Do you know what jobs in your facility are hazardous?
Job hazard analyses are an effective way to identify where hazards exist in your facility and establish safe work practices. But how do you get started with a job hazard analysis (JHA)? Follow this step-by-step guide and you’ll be making your processes and facility safer and more productive.
Before You Start a JHA
Before you begin the JHA for a specific job, do the following:
Get your employees involved
Safety works best when management and employees are both involved. That’s true of the JHA process as well. Remember, it’s their job, and they probably know it better than you do. This will also help you get their buy-in for this process and for safety in general. Plus, two sets of eyes (or more) are always better than one.
Review your history of injuries, illnesses, near misses and machine/tool damage
Go over your written records of injuries, illnesses, near misses and incidents that have required machine/tool replacement or repair. Then, get feedback from your employees, asking if there are things that have occurred but are not in the records. (Make it clear you’re trying to make work conditions safer, not punish anyone because something hasn’t been reported.)
Ask your employees which hazards exist in their work area
Ask your employees if they’re aware of hazards in their work area. Write them down — you can use this list later when you’re performing the JHA.
Note: If a serious hazard comes to light at this point, stop what you’re doing and correct the problem before you continue with the JHA process.
Create a list that prioritizes the jobs for which you’ll perform a JHA
It’s great if you do a JHA for every job, but you should do JHAs for the jobs with the highest risks first. Take the information you’ve already gathered and prioritize the order in which you’ll perform the JHAs.

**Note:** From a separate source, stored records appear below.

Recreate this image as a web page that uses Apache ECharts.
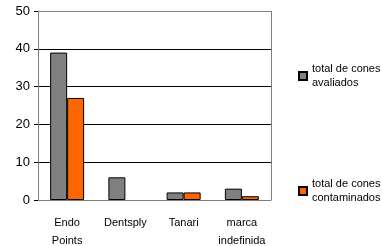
<!DOCTYPE html>
<html>
<head>
<meta charset="utf-8">
<script src="https://cdn.jsdelivr.net/npm/echarts@6/dist/echarts.min.js"></script>
<style>
  html, body { margin: 0; padding: 0; background: #fff; }
  #chart { width: 382px; height: 246px; }
</style>
</head>
<body>
<div id="chart"></div>
<script>
const brands = ['Endo\nPoints', 'Dentsply', 'Tanari', 'marca\nindefinida']
const avaliados = [39, 6, 2, 3]
const contaminados = [27, 0, 2, 1]
const yTicks = [0, 10, 20, 30, 40, 50]

const font = "'Liberation Sans', Arial, sans-serif"

const chart = echarts.init(document.getElementById('chart'))

const legendBase = {
  orient: 'vertical',
  left: 298,
  padding: 0,
  itemWidth: 8,
  itemHeight: 8,
  itemGap: 4,
  icon: 'rect',
  selectedMode: false,
  textStyle: {
    fontFamily: font,
    fontSize: 11,
    color: '#000',
    lineHeight: 14,
    padding: [0, 0, 14, 0]
  }
}

chart.setOption({
  animation: false,
  backgroundColor: '#fff',
  legend: [
    { ...legendBase, top: 55, data: ['total de cones\navaliados'] },
    { ...legendBase, top: 170, data: ['total de cones\ncontaminados'] }
  ],
  grid: {
    left: 38,
    right: 111,
    top: 11,
    bottom: 46,
    outerBoundsMode: 'none'
  },
  xAxis: {
    type: 'category',
    data: brands,
    axisLine: { lineStyle: { color: '#808080', width: 1 } },
    axisTick: { length: 4, lineStyle: { color: '#000' } },
    axisLabel: {
      interval: 0,
      fontFamily: font,
      fontSize: 11,
      color: '#000',
      lineHeight: 18,
      margin: 14
    }
  },
  yAxis: {
    type: 'value',
    min: 0,
    max: 50,
    interval: 10,
    axisLine: { show: true, lineStyle: { color: '#808080', width: 1 } },
    axisTick: { show: true, length: 4, lineStyle: { color: '#000' } },
    axisLabel: {
      fontFamily: font,
      fontSize: 13,
      color: '#000',
      margin: 8,
      formatter: v => yTicks.includes(v) ? String(v) : ''
    },
    splitLine: {
      lineStyle: { color: ['#000', '#000', '#000', '#000', '#000', '#808080'], width: 1 }
    }
  },
  series: [
    {
      name: 'total de cones\navaliados',
      type: 'bar',
      data: avaliados.map(v => v || null),
      barWidth: 17,
      barGap: '0%',
      itemStyle: { color: '#808080', borderColor: '#000', borderWidth: 1 }
    },
    {
      name: 'total de cones\ncontaminados',
      type: 'bar',
      data: contaminados.map(v => v || null),
      barWidth: 17,
      itemStyle: { color: '#ff6600', borderColor: '#000', borderWidth: 1 }
    }
  ],
  graphic: [
    {
      type: 'line',
      shape: { x1: 271.5, y1: 11, x2: 271.5, y2: 200 },
      style: { stroke: '#808080', lineWidth: 1 }
    }
  ]
})
</script>
</body>
</html>
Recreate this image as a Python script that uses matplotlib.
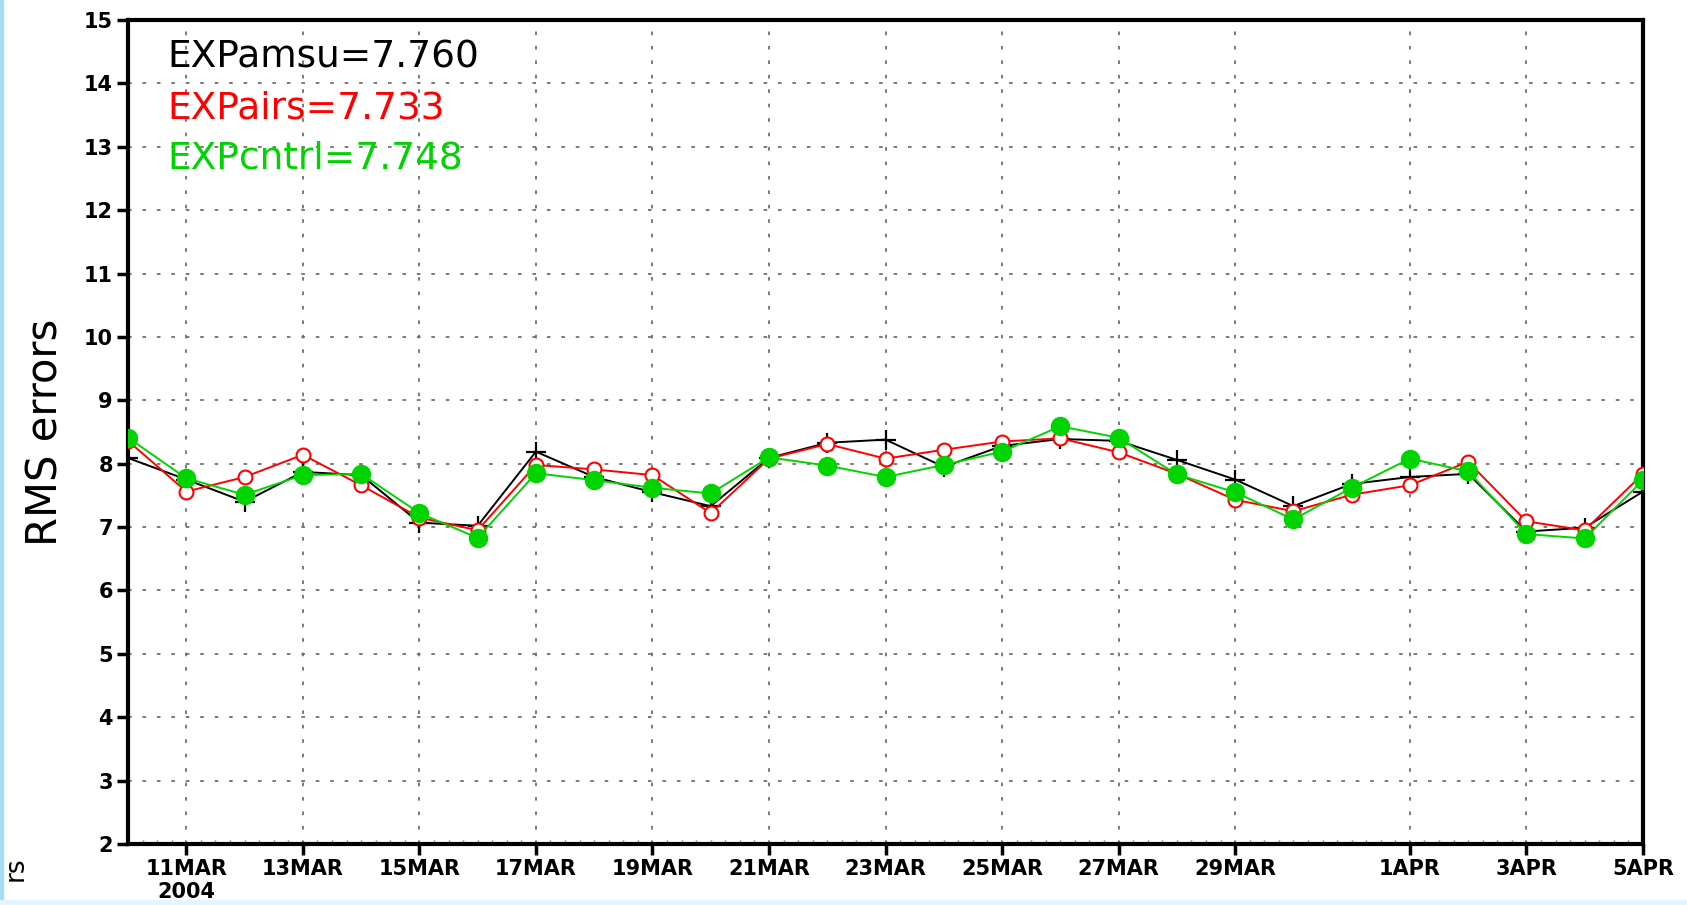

With these steps down, you’re now ready to complete the formal JHA process, described below.
Steps of the JHA Process
Once you’ve completed the introductory steps above, it’s time to begin the formal JHA process for a given job. Here’s how to do a job hazard analysis:
Step 1: Begin the JHA for a specific job by breaking the job down into the steps or tasks performed while doing the job
Here are some ways to do this:
- Watch an employee performing the job
- Ask the employee what the various steps are — the employee may have some good insight here, but remember that the employee may leave out some steps because they’re “automatic” to him or her
- Ask other employees who have performed the job to list or review the steps
- Film the employee while he or she performs the job — this will help you identify the steps
Write these steps down anyway you want. It’s common to create a JHA form that represents each task of a given job, plus a description of the task, the hazards and potential hazard controls.
Step 2: Identify and list the hazards associated with each task (do one task first, then another, etc.)
Consider every possible thing that could go wrong. How could the worker be injured or be made ill? How could machines or equipment be damaged? Ask yourself the following questions:
- What could go wrong?
- What could cause that thing/those things to go wrong?
- What other factors could contribute to that thing/those things going wrong?
- What would happen if that thing/those things did go wrong?
- How likely is it that that thing/those things will go wrong?
Step 3: Write a hazard description (also called a hazard scenario)
Write a description of each hazard in a consistent, orderly manner that will help ensure you will later put in steps to control the hazard and create the best possible controls.
A good hazard description should include the following items:
- Environment: Where does this hazard exist?
- Exposure: Who might be injured or made ill by this hazard?
- Trigger: What event might cause the hazard to lead to an injury or illness?
- Contributing factors: Are there other factors that might contribute to cause the hazard to lead to an injury or illness?
- Outcome/consequence: What would be the result if the hazard were to occur?